Lerner Calls Conservatives “Dangerous,” Start to Take Control: Lois Lerner sends email to IRS employees “Tea Party Matter very dangerous ….Cincy should probably NOT have these cases.”
March 24, 2011:
Democrats Step Up Attacks : DCCC launches website to “expose donors of Crossroads GPS.”
June 3, 2011:
Congressional Inquiries Begin: Chairman Camp sends letter to Commissioner Shulman inquiring about IRS targeting of taxpayers who donated money to conservative groups, as well as information regarding audits of 501(c)(4) organizations.
June 19, 2012:
White House Continues to Attack: President Obama’s lawyer demands that Crossroads GPS disclose its donors, saying in a complaint to the Federal Election Commission that the group is plainly a “political committee” subject to federal reporting requirements.
February 1, 2012:
Democrats Continue to Attack : National Public Radio reports that Senate Democrats, led by Senator Chuck Schumer (D-NY), want to investigate groups such as Crossroads GPS.
July 10, 2012:
Lerner’s Mindset Revealed : Lois Lerner, in response to a story sent to her regarding the complaint to the FEC against Crossroads GPS replies “Perhaps the FEC will save the day.”
July 17, 2012:
Lerner Starts to Prepare Cover Story : Lerner sent an email to Holly Paz and Nikole Flax offering comments on a talking point that referred to an “uptick in political advocacy cases,” drafted for then-Deputy Commissioner for Services and Enforcement Steve Miller.
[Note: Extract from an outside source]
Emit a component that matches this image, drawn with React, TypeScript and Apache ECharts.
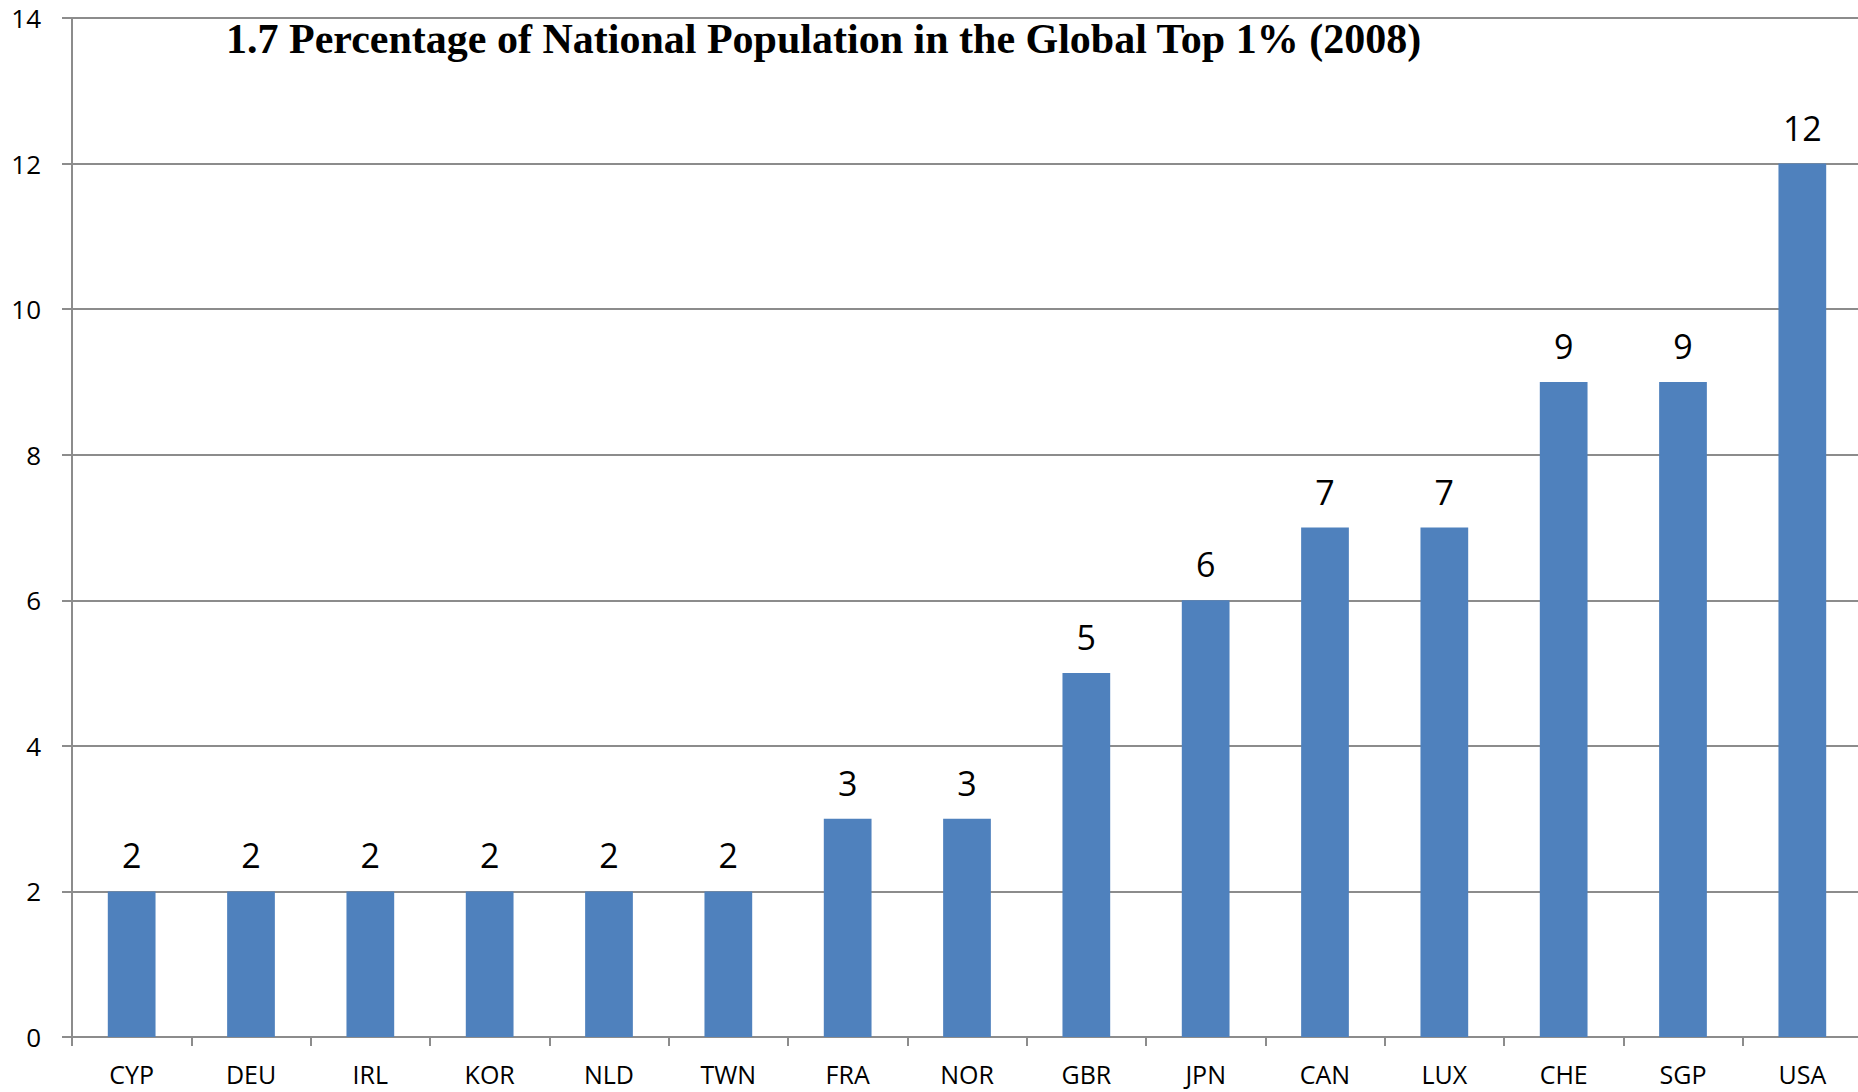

However, Lerner admits that, “I know we don't have published SOI stats” to support such a claim." [See letter to DOJ]
July 27, 2012:
Democrats Attack, Again : Senator Carl Levin (D-MI) sends another letter to the IRS regarding Crossroads GPS and others, seeking a probe and status.
December 14, 2012:
IRS Leaks : Crossroads GPS’s application is leaked to ProPublica, though the tax-exempt status of the group had not been determined, a violation of federal law.
November 2, 2012:
Lerner Misleads TIGTA : Lerner sends misleading response to TIGTA investigatory audit questionnaire. [See letter to DOJ]
January 4, 2013:
Lerner Leaps Into Action : Lerner organizes a meeting with Democracy 21 and also with the Office of Chief Counsel and the Office of Tax Policy at the Department of the Treasury for January 4. This begins a series of specific actions by Lerner that targets only conservative groups. [See letter to DOJ]
January 4, 2013:
Lerner Pressures Review Committee : Lerner inquires to the status of Crossroads, and finds that the group had not been selected for audit. She subsequently sent an email to the Director of Examinations in Dallas, TX, Nanette Downing, demanding to know why the group had not yet been audited. In her email to Downing, she notes that she wants all moves regarding Crossroads to be coordinated in DC. [See letter to DOJ]
January 24, 2013:
Lerner Ponders Job for Obama Organization : In response to a news story about the formation of the President’s Organizing For Action, a 501(c)(4), Lerner remarked to EO Senior Technical Advisor Sharon Light, “Oh—maybe I can get the DC office job!” [See letter to DOJ]
January 31, 2013:
Lerner Attempts to Influence Independent Appeals Process : In an email to the Chief of IRS Appeals, Chris Wagner, Lerner offers unsolicited advice on the independent appeals process notwithstanding a prohibition against such contact. [See letter to DOJ]
May 10, 2013:
Lerner Misleads Public : At an American Bar Association function, Lois Lerner, director of the IRS’s Exempt Organizations Division, publicly apologizes for what she claimed were inappropriate actions by the Cincinnati office of the IRS to subject conservative groups to extra scrutiny.